Edmonds has participated on panels with Spencer in the past and said she is just one of the many fresh and new scholars the Cal U Hip-Hop Conference has attracted over the years.

“She’s a phenomenal scholar and speaker and will electrify the audience when she gets there,” Edmonds said.

Edmonds said “Hip-Hop and the Prison Industrial Complex” will be an external critique of the prison system and internal critique of what ways the hip-hop culture has influenced the prison system with the disproportionate number of black men who are incarcerated.

Also for this year’s event, organizers scheduled such topics like the criminal justice system, college campus safety and a critique and discussion of the feature films, “Chi-Raq” and “Straight Outta Compton” with the Black Student Union.
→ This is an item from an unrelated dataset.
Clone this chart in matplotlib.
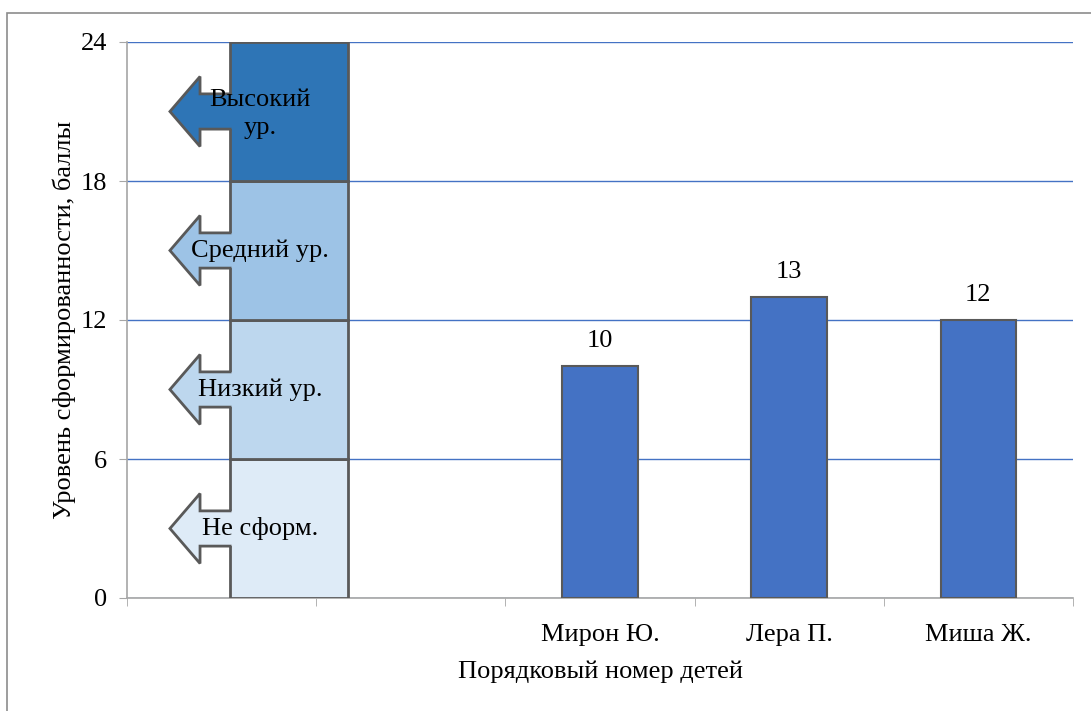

The 2015 film “Chi-Raq” was directed by Spike Lee and centers around the violence on the South Side of Chicago, and the 2015 “Straight Outta Compton” is directed by F. Gary Gray and shows the story of the hip-hop group N.W.A.

Discussion of the two films with both students and scholars will be from 2-4 p.m. April 22. Edmonds said the two films will not be screened, so those attending the discussion would be best suited to see the films ahead of time.

A panel moderated by Anika Tillery, a 2006 graduate of Cal U who is a director of social work in Brooklyn, N.Y., will discuss “Sexual, Emotional and Physical Abuse on Campuses and Beyond” at noon, April 22.

Edmonds said he’s happy to be in the eleventh year of the conference and loves the participation from the students and scholars and is happy with the support from the students, the community and the university.

“The administration at Cal U has been extremely supportive since day one,” Edmonds said. “

Events at the Hip-hop Conference are free and open to the public. Parking is available in the Vulcan Garage, off Third Street, near the campus entrance.